The exercise
Repeat verbatim only the lines from the one with "Generate a web" through the one with "const fmt = v", both ends kept. Pictures stay out.
==== Supplied records ====
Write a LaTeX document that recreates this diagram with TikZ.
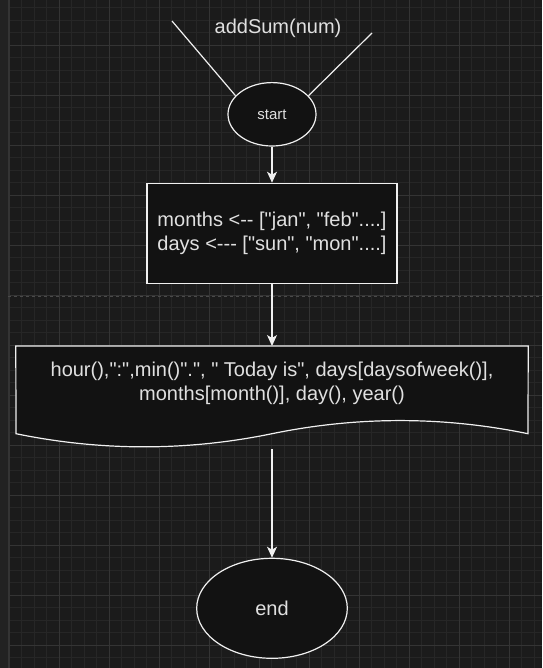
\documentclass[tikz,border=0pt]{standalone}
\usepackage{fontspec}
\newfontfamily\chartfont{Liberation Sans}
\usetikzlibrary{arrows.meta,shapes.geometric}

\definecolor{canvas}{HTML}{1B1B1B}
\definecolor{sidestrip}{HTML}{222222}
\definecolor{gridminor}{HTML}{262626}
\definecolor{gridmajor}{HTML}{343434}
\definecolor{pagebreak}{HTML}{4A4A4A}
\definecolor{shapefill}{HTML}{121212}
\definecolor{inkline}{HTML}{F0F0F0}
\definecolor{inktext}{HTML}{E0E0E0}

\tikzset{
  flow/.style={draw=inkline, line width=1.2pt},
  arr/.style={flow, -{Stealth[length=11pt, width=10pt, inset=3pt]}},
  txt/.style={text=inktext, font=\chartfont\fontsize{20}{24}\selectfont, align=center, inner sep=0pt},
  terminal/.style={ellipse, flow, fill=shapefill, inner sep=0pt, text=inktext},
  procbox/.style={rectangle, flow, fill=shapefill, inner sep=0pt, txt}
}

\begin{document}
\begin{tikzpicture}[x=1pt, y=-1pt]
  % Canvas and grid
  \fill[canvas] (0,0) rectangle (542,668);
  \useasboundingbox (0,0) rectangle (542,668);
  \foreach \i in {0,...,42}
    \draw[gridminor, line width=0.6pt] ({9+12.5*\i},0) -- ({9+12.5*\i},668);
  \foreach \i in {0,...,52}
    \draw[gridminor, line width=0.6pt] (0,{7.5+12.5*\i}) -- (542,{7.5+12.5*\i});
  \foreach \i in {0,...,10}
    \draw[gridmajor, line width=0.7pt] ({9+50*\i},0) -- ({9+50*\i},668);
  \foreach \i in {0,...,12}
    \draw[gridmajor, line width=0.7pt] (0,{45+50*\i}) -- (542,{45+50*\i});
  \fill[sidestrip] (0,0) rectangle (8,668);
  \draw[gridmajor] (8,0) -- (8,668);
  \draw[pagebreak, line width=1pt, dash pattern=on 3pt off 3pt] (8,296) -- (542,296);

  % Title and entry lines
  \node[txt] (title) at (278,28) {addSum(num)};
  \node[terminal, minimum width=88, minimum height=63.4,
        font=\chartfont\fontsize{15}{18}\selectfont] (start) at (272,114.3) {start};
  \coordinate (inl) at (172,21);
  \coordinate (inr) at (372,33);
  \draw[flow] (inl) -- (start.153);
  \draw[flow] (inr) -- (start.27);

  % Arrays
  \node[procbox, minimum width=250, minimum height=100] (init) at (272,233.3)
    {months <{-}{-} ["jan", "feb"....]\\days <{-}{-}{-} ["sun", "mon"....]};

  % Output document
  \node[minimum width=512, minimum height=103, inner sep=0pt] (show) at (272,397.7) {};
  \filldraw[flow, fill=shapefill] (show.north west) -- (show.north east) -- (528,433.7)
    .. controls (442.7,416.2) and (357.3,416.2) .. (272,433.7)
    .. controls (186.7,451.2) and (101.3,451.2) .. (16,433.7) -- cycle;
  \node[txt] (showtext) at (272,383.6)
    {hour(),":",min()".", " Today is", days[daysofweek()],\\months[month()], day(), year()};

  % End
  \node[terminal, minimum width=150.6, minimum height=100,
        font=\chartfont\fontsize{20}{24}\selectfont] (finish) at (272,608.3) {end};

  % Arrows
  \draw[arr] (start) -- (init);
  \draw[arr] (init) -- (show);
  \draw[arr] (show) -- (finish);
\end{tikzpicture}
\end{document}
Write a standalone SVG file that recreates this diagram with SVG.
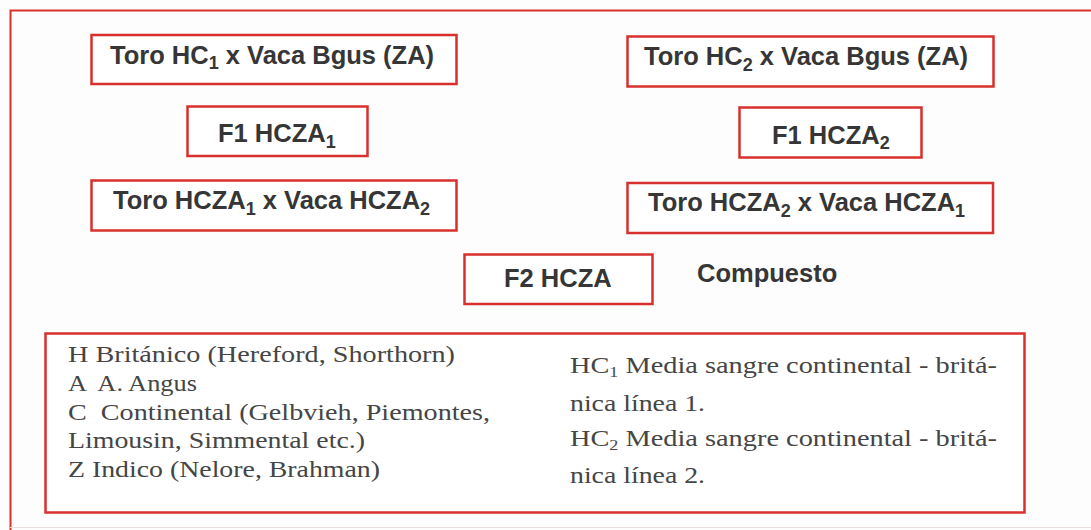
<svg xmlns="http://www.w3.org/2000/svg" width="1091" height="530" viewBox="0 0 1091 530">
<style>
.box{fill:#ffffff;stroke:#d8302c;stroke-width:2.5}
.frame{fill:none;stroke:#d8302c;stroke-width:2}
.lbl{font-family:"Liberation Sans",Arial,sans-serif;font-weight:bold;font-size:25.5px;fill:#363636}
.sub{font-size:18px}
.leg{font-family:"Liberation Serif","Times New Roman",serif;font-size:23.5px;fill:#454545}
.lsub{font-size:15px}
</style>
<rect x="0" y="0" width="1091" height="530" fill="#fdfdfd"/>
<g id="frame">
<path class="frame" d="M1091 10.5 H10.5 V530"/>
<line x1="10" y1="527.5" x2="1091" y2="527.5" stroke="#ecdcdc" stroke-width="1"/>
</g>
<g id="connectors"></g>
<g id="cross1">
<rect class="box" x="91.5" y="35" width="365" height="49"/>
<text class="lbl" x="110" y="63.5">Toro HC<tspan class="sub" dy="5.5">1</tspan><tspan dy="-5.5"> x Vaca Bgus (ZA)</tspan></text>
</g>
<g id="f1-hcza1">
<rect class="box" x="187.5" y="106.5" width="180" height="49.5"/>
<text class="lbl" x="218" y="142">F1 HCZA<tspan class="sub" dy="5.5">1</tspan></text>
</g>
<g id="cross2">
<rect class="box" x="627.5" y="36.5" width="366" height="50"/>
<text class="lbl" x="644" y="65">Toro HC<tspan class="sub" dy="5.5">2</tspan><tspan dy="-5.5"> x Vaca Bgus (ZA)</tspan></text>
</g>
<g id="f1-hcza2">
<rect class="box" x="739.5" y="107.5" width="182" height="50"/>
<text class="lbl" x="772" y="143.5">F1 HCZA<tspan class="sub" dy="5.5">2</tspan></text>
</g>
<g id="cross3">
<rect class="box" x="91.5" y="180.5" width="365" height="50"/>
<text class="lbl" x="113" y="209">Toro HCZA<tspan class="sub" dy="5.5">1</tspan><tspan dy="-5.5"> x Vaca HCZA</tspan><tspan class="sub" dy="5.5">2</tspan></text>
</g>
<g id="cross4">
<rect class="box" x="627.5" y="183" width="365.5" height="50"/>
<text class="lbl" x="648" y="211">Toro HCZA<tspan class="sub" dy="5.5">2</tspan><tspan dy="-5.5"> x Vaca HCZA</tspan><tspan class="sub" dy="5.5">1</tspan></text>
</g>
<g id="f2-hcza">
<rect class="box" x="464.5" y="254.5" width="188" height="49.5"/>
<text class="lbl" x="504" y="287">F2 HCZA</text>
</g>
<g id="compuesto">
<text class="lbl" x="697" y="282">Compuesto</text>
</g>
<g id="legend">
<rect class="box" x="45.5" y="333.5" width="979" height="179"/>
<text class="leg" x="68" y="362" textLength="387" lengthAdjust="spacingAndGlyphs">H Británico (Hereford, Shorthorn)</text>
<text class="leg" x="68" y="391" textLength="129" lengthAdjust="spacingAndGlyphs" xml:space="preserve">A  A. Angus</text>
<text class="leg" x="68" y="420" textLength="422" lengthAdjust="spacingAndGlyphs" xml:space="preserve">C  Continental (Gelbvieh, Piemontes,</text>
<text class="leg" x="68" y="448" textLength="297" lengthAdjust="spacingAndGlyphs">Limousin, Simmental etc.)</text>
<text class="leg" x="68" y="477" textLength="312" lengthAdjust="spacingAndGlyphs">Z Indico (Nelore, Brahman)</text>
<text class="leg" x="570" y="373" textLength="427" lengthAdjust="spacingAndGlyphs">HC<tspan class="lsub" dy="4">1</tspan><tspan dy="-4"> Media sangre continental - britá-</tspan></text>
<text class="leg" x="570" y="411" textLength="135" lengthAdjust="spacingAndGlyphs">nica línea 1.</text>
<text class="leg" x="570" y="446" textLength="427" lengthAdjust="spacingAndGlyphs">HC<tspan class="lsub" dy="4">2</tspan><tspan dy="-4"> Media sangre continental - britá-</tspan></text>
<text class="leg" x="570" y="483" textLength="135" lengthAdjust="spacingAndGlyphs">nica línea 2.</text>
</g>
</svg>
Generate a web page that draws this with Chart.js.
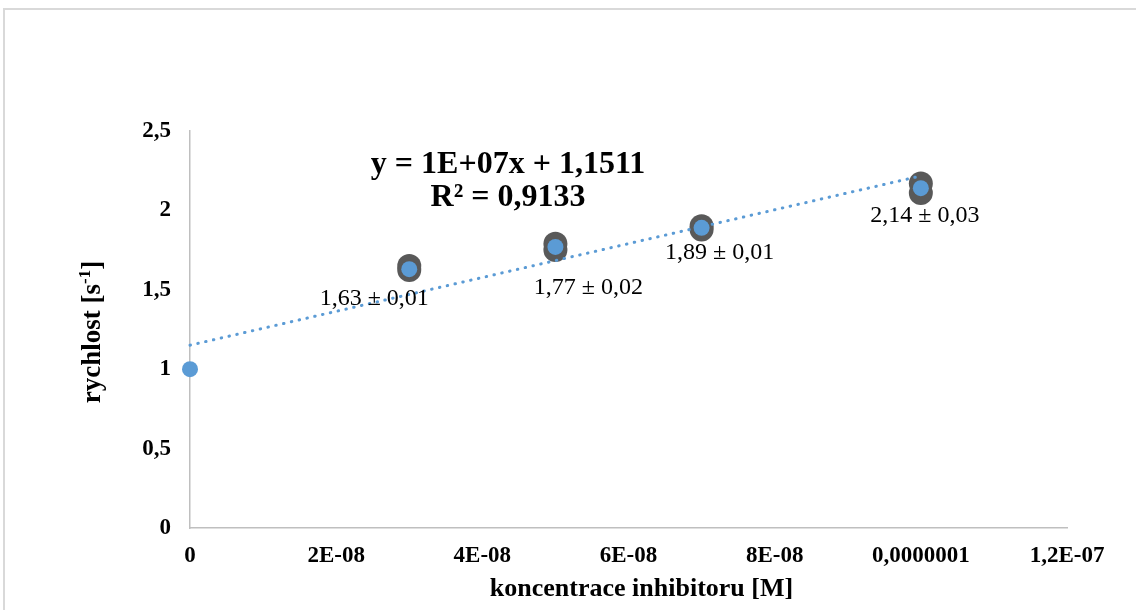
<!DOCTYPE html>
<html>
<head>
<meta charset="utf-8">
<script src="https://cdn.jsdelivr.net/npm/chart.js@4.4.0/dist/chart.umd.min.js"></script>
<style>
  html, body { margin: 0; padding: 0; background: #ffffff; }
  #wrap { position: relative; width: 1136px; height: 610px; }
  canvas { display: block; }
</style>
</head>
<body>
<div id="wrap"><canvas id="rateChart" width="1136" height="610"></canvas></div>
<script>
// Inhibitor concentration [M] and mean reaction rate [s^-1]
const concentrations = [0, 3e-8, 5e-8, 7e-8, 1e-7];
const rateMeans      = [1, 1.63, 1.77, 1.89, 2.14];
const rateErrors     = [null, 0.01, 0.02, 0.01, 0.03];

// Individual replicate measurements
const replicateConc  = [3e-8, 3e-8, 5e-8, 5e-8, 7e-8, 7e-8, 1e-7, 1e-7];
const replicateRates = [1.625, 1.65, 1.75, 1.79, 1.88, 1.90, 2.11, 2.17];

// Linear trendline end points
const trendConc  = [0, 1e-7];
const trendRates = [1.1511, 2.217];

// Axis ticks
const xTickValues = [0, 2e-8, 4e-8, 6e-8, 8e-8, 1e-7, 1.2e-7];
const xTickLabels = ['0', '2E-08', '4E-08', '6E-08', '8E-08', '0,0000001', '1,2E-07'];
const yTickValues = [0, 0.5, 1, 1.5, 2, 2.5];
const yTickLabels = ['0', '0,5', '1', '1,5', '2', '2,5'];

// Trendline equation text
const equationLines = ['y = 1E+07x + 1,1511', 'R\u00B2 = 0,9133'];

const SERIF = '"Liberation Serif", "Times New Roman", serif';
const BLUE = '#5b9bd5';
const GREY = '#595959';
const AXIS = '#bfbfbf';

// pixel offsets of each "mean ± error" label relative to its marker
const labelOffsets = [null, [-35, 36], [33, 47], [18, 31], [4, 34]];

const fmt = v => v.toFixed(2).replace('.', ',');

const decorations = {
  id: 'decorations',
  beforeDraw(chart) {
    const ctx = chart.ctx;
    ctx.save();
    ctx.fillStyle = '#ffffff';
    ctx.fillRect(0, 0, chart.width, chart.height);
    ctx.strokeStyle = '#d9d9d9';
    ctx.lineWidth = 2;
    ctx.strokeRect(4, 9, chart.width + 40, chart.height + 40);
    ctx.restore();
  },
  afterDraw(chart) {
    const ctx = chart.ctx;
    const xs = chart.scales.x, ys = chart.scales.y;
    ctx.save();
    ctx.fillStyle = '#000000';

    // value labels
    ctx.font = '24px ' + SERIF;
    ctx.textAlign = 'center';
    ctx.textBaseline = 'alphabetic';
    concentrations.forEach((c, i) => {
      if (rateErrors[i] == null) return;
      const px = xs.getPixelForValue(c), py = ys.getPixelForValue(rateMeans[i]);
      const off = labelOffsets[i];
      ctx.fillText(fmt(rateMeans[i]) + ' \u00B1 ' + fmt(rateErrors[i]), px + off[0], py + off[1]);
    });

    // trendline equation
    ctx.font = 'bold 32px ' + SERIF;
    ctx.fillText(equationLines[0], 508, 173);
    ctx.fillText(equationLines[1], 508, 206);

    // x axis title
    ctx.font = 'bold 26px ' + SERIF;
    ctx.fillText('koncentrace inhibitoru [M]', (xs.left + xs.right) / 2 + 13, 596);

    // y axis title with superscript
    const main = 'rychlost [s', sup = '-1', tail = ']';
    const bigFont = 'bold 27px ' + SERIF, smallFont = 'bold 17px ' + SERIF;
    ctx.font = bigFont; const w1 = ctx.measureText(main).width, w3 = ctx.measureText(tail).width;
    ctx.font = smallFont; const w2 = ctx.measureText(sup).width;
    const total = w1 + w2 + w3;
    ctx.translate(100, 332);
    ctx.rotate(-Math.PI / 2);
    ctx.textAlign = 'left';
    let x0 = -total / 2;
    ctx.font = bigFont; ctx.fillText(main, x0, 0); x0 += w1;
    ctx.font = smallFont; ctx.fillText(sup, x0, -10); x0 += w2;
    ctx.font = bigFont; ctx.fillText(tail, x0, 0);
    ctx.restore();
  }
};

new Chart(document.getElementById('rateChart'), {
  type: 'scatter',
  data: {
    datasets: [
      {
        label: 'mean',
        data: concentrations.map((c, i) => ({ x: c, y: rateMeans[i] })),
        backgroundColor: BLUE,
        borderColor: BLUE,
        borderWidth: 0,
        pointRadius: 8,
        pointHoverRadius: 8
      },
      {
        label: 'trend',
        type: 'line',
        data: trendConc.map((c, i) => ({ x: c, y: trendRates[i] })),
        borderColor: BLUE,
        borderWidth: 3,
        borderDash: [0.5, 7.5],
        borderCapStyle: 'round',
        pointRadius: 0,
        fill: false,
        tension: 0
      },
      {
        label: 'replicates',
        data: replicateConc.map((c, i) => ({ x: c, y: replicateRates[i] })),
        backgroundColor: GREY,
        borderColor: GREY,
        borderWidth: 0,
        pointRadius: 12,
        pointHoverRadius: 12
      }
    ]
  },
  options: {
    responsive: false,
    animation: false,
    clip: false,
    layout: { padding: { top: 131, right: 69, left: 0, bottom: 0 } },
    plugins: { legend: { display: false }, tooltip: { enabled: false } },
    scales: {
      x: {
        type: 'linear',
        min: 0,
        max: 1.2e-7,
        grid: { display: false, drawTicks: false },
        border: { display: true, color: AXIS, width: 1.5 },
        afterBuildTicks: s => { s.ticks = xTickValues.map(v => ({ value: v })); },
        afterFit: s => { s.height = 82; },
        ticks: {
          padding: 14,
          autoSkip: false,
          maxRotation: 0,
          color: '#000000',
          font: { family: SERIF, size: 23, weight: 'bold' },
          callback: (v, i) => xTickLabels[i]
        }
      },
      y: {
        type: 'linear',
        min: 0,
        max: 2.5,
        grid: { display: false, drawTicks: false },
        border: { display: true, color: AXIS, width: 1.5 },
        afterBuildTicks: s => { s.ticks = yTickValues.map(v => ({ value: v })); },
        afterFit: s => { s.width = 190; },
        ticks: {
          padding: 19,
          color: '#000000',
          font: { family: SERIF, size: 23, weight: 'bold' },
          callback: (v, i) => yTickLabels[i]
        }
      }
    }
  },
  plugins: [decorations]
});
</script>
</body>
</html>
====
Written answer
Generate a web page that draws this with Chart.js.
<!DOCTYPE html>
<html>
<head>
<meta charset="utf-8">
<script src="https://cdn.jsdelivr.net/npm/chart.js@4.4.0/dist/chart.umd.min.js"></script>
<style>
  html, body { margin: 0; padding: 0; background: #ffffff; }
  #wrap { position: relative; width: 1136px; height: 610px; }
  canvas { display: block; }
</style>
</head>
<body>
<div id="wrap"><canvas id="rateChart" width="1136" height="610"></canvas></div>
<script>
// Inhibitor concentration [M] and mean reaction rate [s^-1]
const concentrations = [0, 3e-8, 5e-8, 7e-8, 1e-7];
const rateMeans      = [1, 1.63, 1.77, 1.89, 2.14];
const rateErrors     = [null, 0.01, 0.02, 0.01, 0.03];

// Individual replicate measurements
const replicateConc  = [3e-8, 3e-8, 5e-8, 5e-8, 7e-8, 7e-8, 1e-7, 1e-7];
const replicateRates = [1.625, 1.65, 1.75, 1.79, 1.88, 1.90, 2.11, 2.17];

// Linear trendline end points
const trendConc  = [0, 1e-7];
const trendRates = [1.1511, 2.217];

// Axis ticks
const xTickValues = [0, 2e-8, 4e-8, 6e-8, 8e-8, 1e-7, 1.2e-7];
const xTickLabels = ['0', '2E-08', '4E-08', '6E-08', '8E-08', '0,0000001', '1,2E-07'];
const yTickValues = [0, 0.5, 1, 1.5, 2, 2.5];
const yTickLabels = ['0', '0,5', '1', '1,5', '2', '2,5'];

// Trendline equation text
const equationLines = ['y = 1E+07x + 1,1511', 'R\u00B2 = 0,9133'];

const SERIF = '"Liberation Serif", "Times New Roman", serif';
const BLUE = '#5b9bd5';
const GREY = '#595959';
const AXIS = '#bfbfbf';

// pixel offsets of each "mean ± error" label relative to its marker
const labelOffsets = [null, [-35, 36], [33, 47], [18, 31], [4, 34]];

const fmt = v => v.toFixed(2).replace('.', ',');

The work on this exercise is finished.